#### MATERIAL FOR THIS EXERCISE
+++

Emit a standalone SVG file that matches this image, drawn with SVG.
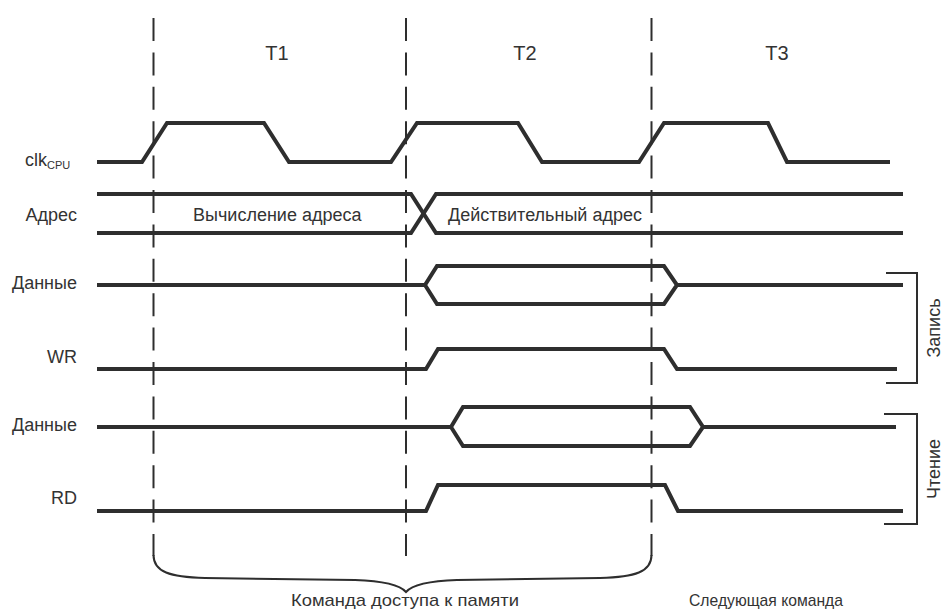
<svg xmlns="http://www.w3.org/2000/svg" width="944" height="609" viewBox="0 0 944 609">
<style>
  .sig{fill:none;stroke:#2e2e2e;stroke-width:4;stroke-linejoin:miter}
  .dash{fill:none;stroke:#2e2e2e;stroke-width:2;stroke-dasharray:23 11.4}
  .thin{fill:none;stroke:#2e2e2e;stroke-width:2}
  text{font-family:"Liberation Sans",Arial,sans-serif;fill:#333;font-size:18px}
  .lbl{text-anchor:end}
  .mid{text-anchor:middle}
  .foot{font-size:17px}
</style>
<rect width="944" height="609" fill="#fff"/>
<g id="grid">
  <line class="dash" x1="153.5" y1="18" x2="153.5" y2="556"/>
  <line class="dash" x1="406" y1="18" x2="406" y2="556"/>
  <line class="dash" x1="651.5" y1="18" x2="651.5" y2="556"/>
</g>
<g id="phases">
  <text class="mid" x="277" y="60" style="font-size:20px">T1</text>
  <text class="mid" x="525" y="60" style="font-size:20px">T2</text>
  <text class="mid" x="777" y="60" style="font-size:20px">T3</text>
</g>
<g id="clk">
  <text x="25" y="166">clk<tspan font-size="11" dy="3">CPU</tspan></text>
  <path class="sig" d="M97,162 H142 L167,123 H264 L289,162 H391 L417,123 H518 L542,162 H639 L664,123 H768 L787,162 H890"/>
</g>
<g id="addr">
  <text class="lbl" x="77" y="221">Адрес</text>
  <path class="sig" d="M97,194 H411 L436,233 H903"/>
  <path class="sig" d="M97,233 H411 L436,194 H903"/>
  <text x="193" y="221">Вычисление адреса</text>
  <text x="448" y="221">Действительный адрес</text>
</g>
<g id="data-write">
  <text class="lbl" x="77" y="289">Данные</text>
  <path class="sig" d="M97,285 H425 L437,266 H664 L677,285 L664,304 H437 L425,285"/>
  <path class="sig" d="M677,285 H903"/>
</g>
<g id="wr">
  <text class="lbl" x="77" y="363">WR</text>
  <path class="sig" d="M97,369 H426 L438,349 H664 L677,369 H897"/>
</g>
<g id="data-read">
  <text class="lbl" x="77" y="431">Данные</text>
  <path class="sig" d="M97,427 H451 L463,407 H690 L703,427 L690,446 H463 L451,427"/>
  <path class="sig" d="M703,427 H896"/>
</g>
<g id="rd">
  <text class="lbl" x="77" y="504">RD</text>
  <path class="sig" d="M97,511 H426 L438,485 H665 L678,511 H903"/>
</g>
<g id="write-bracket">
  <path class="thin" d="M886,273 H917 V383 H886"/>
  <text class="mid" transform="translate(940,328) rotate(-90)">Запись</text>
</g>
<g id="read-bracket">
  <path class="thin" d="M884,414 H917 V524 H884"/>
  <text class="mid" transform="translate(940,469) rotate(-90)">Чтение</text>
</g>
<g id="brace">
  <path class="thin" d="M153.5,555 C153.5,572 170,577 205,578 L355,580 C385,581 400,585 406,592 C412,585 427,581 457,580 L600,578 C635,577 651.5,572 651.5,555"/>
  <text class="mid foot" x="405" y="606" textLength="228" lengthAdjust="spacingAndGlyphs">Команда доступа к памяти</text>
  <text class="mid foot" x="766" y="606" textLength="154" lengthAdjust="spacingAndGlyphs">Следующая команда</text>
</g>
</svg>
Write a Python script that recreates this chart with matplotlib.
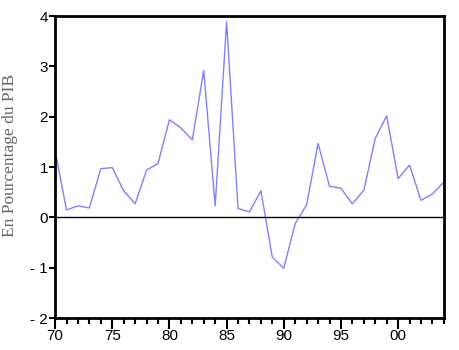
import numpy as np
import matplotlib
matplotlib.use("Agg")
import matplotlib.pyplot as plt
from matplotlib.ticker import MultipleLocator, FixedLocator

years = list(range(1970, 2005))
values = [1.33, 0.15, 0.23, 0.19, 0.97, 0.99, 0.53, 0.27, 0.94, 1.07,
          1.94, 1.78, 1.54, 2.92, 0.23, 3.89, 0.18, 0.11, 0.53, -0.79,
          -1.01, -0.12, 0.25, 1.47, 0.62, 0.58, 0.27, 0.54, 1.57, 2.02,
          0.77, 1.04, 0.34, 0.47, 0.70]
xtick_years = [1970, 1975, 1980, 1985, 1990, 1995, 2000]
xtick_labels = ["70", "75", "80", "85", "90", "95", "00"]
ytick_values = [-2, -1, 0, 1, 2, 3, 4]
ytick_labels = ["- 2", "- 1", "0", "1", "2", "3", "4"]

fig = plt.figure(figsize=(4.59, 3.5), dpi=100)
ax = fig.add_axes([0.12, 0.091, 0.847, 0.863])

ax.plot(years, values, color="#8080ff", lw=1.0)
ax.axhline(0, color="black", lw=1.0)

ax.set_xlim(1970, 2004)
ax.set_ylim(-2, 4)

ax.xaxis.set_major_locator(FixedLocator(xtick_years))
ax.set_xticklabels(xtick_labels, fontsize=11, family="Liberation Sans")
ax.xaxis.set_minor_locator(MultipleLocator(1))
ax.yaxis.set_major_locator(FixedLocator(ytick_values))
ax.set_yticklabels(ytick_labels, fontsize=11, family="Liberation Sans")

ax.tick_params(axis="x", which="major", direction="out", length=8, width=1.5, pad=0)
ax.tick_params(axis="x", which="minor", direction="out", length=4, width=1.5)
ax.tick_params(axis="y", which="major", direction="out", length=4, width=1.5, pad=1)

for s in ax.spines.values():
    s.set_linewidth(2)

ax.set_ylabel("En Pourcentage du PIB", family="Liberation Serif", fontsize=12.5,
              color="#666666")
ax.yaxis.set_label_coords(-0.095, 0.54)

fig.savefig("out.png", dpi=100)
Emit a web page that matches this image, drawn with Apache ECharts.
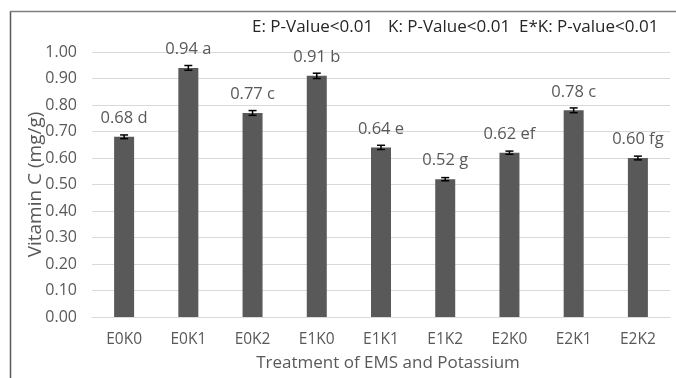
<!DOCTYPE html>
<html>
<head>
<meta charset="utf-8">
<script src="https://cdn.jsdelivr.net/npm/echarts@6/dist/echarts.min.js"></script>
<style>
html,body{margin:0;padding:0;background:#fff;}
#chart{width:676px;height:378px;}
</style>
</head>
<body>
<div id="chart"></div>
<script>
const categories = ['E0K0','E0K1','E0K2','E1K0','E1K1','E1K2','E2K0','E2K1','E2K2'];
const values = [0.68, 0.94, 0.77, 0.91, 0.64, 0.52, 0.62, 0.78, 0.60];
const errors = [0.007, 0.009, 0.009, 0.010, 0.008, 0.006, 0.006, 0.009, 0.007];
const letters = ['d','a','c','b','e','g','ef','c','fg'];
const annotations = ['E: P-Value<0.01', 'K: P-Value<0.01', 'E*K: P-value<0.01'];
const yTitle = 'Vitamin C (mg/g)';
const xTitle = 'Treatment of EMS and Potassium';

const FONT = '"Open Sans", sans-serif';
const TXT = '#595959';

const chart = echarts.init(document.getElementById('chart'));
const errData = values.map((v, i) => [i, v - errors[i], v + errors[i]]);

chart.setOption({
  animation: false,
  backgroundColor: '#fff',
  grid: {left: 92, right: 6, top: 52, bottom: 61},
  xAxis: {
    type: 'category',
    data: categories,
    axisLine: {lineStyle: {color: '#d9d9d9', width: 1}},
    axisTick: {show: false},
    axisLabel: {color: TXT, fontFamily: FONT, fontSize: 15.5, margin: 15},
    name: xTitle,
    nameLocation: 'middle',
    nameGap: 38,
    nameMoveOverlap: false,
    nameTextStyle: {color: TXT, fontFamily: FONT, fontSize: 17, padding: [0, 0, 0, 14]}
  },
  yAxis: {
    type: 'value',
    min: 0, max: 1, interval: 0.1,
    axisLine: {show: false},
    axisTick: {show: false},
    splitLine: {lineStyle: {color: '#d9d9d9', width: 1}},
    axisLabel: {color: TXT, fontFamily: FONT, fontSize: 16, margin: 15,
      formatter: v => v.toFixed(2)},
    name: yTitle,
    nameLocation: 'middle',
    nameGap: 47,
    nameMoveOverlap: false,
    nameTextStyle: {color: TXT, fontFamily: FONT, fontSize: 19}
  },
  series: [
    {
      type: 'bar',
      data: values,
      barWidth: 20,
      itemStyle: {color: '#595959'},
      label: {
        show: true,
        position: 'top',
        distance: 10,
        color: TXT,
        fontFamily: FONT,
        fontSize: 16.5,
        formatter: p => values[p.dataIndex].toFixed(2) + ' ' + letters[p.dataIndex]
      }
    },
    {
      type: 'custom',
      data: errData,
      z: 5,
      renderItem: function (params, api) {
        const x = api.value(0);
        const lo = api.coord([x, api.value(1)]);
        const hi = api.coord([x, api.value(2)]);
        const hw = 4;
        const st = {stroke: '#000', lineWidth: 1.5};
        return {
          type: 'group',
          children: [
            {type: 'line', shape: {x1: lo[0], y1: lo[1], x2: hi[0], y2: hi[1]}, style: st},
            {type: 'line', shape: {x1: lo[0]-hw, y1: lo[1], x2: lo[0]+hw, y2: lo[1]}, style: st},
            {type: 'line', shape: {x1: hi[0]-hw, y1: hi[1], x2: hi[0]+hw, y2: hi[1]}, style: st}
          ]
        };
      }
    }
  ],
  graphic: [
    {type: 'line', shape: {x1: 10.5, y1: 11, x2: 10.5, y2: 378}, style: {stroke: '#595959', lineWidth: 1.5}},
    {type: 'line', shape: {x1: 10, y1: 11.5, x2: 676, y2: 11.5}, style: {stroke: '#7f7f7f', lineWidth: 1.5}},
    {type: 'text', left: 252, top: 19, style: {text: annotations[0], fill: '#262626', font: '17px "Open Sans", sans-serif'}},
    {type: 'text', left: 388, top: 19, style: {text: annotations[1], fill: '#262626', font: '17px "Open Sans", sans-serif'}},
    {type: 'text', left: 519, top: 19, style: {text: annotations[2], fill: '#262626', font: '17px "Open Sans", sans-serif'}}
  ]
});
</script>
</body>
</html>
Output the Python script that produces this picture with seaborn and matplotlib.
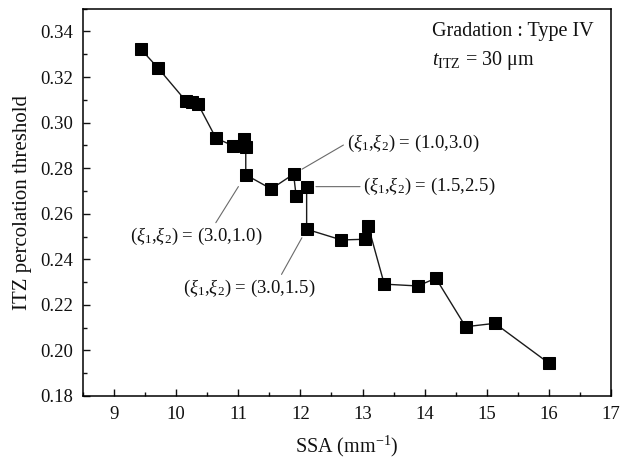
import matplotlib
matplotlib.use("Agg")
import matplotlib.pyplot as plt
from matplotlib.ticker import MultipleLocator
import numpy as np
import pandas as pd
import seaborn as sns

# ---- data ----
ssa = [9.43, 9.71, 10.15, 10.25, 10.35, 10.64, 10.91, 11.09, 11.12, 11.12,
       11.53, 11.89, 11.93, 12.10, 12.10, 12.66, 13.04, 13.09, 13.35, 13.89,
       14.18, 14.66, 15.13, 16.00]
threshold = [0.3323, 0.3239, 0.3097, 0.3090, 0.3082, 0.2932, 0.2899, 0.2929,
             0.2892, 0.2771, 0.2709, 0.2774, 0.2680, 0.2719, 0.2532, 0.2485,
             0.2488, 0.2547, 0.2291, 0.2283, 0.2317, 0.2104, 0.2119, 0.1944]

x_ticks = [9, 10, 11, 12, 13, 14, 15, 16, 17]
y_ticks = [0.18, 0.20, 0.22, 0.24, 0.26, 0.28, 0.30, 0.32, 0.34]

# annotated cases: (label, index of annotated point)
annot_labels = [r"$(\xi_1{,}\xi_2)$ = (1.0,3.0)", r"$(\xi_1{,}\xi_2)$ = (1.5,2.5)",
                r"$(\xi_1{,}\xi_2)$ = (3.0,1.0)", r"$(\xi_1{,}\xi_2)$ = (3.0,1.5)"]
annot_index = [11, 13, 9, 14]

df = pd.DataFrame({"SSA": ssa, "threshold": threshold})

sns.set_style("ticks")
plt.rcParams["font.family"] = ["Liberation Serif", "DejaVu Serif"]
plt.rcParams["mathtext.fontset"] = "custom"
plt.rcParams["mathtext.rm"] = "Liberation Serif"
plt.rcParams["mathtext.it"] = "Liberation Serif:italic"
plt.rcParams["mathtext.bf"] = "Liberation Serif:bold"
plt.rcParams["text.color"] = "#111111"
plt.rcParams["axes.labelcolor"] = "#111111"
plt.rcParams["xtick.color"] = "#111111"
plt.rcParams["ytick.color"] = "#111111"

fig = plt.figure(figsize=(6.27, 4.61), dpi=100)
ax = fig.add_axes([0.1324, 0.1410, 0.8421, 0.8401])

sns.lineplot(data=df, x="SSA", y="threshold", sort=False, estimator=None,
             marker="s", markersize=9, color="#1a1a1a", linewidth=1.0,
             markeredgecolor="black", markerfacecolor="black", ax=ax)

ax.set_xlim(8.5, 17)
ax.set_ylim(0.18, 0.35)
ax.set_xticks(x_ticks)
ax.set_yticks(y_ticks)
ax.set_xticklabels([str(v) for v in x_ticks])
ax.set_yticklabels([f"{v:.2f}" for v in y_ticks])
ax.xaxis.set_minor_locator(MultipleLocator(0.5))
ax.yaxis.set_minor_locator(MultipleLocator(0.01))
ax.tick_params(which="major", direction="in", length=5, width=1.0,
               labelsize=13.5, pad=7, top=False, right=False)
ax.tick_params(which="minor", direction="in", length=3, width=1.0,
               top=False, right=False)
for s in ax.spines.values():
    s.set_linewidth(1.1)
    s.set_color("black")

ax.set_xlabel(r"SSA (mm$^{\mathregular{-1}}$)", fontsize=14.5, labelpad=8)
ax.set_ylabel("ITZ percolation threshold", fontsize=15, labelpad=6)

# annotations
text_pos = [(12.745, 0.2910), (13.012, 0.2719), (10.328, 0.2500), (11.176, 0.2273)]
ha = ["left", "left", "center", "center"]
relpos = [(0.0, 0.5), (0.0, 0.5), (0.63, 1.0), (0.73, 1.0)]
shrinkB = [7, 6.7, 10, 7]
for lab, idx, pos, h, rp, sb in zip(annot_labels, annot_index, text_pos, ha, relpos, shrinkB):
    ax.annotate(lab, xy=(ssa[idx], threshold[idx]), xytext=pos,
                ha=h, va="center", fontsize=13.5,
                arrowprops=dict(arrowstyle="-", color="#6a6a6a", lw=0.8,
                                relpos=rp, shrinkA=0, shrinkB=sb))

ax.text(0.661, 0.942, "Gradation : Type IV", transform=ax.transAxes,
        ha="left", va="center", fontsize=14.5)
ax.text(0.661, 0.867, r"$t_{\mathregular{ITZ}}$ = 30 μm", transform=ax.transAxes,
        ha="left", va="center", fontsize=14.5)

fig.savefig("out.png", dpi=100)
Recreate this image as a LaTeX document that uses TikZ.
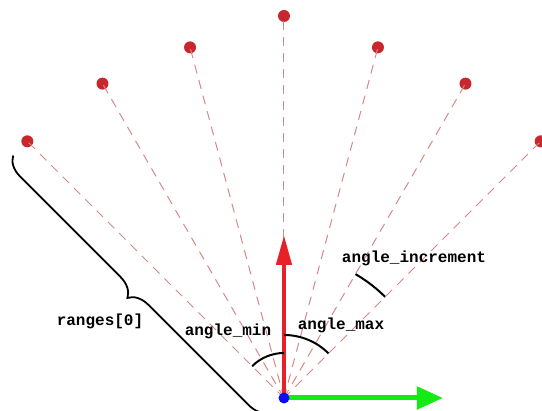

+++

#### TASK PROMPT
Filter the listing above by the word "matplotlib"; copy each line that passes.

#### REPLY TO THE EXERCISE
Write a Python script that recreates this chart with matplotlib.
import matplotlib
matplotlib.use("Agg")
import matplotlib.pyplot as plt
from matplotlib.ticker import MultipleLocator, FixedLocator
Output the Python script that produces this picture with seaborn and matplotlib.
import matplotlib
matplotlib.use("Agg")
import matplotlib.pyplot as plt
from matplotlib.ticker import MultipleLocator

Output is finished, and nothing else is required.